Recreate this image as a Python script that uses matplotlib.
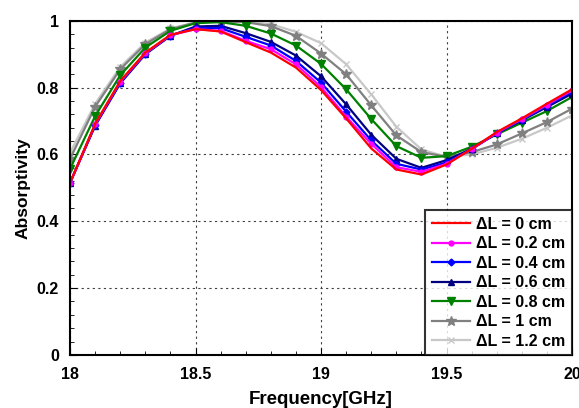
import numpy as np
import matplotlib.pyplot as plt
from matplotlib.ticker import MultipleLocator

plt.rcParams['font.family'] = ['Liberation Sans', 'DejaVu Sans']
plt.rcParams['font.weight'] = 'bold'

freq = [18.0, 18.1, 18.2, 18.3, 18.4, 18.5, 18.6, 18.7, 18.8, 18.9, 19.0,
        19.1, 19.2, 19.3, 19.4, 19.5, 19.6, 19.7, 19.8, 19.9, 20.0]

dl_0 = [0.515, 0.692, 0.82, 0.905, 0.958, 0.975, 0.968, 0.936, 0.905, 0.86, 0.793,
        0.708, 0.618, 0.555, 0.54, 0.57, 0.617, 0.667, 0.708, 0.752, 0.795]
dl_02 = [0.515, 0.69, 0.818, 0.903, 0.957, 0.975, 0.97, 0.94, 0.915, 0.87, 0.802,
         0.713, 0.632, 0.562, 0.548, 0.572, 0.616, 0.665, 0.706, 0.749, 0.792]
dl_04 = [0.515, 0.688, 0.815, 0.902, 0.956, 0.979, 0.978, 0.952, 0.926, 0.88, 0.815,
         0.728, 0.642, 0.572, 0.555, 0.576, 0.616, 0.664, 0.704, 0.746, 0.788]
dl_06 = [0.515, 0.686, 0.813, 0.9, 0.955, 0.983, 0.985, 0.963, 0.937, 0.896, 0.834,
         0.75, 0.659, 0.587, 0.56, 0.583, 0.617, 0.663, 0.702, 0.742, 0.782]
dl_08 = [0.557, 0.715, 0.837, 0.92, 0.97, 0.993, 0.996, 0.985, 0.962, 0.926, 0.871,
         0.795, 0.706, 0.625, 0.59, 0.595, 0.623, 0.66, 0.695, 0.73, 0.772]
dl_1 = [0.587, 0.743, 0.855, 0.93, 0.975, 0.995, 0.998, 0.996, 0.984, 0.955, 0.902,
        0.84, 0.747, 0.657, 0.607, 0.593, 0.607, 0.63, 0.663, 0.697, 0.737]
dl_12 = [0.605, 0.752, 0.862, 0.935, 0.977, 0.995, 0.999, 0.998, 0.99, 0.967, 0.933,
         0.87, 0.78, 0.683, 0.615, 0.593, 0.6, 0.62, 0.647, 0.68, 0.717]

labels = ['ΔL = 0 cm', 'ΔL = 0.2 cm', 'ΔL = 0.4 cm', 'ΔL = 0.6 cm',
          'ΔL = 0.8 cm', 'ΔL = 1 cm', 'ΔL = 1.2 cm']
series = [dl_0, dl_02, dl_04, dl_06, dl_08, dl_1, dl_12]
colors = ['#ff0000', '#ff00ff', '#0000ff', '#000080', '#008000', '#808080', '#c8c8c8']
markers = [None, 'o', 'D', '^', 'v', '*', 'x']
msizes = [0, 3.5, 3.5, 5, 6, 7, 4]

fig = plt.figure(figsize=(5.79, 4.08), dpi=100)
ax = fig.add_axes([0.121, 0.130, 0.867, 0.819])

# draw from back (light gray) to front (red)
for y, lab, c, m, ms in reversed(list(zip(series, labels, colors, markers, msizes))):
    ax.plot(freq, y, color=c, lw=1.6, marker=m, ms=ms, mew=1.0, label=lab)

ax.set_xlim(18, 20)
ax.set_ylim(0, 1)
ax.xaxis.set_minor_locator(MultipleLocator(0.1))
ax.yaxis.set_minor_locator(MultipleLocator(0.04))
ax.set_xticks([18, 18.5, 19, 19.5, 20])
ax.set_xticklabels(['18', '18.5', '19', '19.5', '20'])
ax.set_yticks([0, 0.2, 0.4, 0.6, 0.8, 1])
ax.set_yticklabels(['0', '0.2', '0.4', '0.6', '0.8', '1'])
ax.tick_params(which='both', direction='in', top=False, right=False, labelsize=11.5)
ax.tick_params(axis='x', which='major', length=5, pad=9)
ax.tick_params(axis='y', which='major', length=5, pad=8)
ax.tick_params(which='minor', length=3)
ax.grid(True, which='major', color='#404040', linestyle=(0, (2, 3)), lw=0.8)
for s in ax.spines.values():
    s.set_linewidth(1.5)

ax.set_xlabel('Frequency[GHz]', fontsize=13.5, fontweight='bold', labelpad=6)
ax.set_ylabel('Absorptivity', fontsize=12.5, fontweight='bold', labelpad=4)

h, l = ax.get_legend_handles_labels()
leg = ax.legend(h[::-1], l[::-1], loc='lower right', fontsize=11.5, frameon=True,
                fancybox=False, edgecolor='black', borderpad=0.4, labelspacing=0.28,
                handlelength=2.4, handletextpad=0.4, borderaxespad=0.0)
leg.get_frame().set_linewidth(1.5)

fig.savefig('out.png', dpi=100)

══════

_Requirement_: Give every line back word for word and leave the pictures out.

_Final result_:
Recreate this image as a Python script that uses matplotlib.
import numpy as np
import matplotlib.pyplot as plt
from matplotlib.ticker import MultipleLocator

plt.rcParams['font.family'] = ['Liberation Sans', 'DejaVu Sans']
plt.rcParams['font.weight'] = 'bold'

freq = [18.0, 18.1, 18.2, 18.3, 18.4, 18.5, 18.6, 18.7, 18.8, 18.9, 19.0,
        19.1, 19.2, 19.3, 19.4, 19.5, 19.6, 19.7, 19.8, 19.9, 20.0]

dl_0 = [0.515, 0.692, 0.82, 0.905, 0.958, 0.975, 0.968, 0.936, 0.905, 0.86, 0.793,
        0.708, 0.618, 0.555, 0.54, 0.57, 0.617, 0.667, 0.708, 0.752, 0.795]
dl_02 = [0.515, 0.69, 0.818, 0.903, 0.957, 0.975, 0.97, 0.94, 0.915, 0.87, 0.802,
         0.713, 0.632, 0.562, 0.548, 0.572, 0.616, 0.665, 0.706, 0.749, 0.792]
dl_04 = [0.515, 0.688, 0.815, 0.902, 0.956, 0.979, 0.978, 0.952, 0.926, 0.88, 0.815,
         0.728, 0.642, 0.572, 0.555, 0.576, 0.616, 0.664, 0.704, 0.746, 0.788]
dl_06 = [0.515, 0.686, 0.813, 0.9, 0.955, 0.983, 0.985, 0.963, 0.937, 0.896, 0.834,
         0.75, 0.659, 0.587, 0.56, 0.583, 0.617, 0.663, 0.702, 0.742, 0.782]
dl_08 = [0.557, 0.715, 0.837, 0.92, 0.97, 0.993, 0.996, 0.985, 0.962, 0.926, 0.871,
         0.795, 0.706, 0.625, 0.59, 0.595, 0.623, 0.66, 0.695, 0.73, 0.772]
dl_1 = [0.587, 0.743, 0.855, 0.93, 0.975, 0.995, 0.998, 0.996, 0.984, 0.955, 0.902,
        0.84, 0.747, 0.657, 0.607, 0.593, 0.607, 0.63, 0.663, 0.697, 0.737]
dl_12 = [0.605, 0.752, 0.862, 0.935, 0.977, 0.995, 0.999, 0.998, 0.99, 0.967, 0.933,
         0.87, 0.78, 0.683, 0.615, 0.593, 0.6, 0.62, 0.647, 0.68, 0.717]

labels = ['ΔL = 0 cm', 'ΔL = 0.2 cm', 'ΔL = 0.4 cm', 'ΔL = 0.6 cm',
          'ΔL = 0.8 cm', 'ΔL = 1 cm', 'ΔL = 1.2 cm']
series = [dl_0, dl_02, dl_04, dl_06, dl_08, dl_1, dl_12]
colors = ['#ff0000', '#ff00ff', '#0000ff', '#000080', '#008000', '#808080', '#c8c8c8']
markers = [None, 'o', 'D', '^', 'v', '*', 'x']
msizes = [0, 3.5, 3.5, 5, 6, 7, 4]

fig = plt.figure(figsize=(5.79, 4.08), dpi=100)
ax = fig.add_axes([0.121, 0.130, 0.867, 0.819])

# draw from back (light gray) to front (red)
for y, lab, c, m, ms in reversed(list(zip(series, labels, colors, markers, msizes))):
    ax.plot(freq, y, color=c, lw=1.6, marker=m, ms=ms, mew=1.0, label=lab)

ax.set_xlim(18, 20)
ax.set_ylim(0, 1)
ax.xaxis.set_minor_locator(MultipleLocator(0.1))
ax.yaxis.set_minor_locator(MultipleLocator(0.04))
ax.set_xticks([18, 18.5, 19, 19.5, 20])
ax.set_xticklabels(['18', '18.5', '19', '19.5', '20'])
ax.set_yticks([0, 0.2, 0.4, 0.6, 0.8, 1])
ax.set_yticklabels(['0', '0.2', '0.4', '0.6', '0.8', '1'])
ax.tick_params(which='both', direction='in', top=False, right=False, labelsize=11.5)
ax.tick_params(axis='x', which='major', length=5, pad=9)
ax.tick_params(axis='y', which='major', length=5, pad=8)
ax.tick_params(which='minor', length=3)
ax.grid(True, which='major', color='#404040', linestyle=(0, (2, 3)), lw=0.8)
for s in ax.spines.values():
    s.set_linewidth(1.5)

ax.set_xlabel('Frequency[GHz]', fontsize=13.5, fontweight='bold', labelpad=6)
ax.set_ylabel('Absorptivity', fontsize=12.5, fontweight='bold', labelpad=4)

h, l = ax.get_legend_handles_labels()
leg = ax.legend(h[::-1], l[::-1], loc='lower right', fontsize=11.5, frameon=True,
                fancybox=False, edgecolor='black', borderpad=0.4, labelspacing=0.28,
                handlelength=2.4, handletextpad=0.4, borderaxespad=0.0)
leg.get_frame().set_linewidth(1.5)

fig.savefig('out.png', dpi=100)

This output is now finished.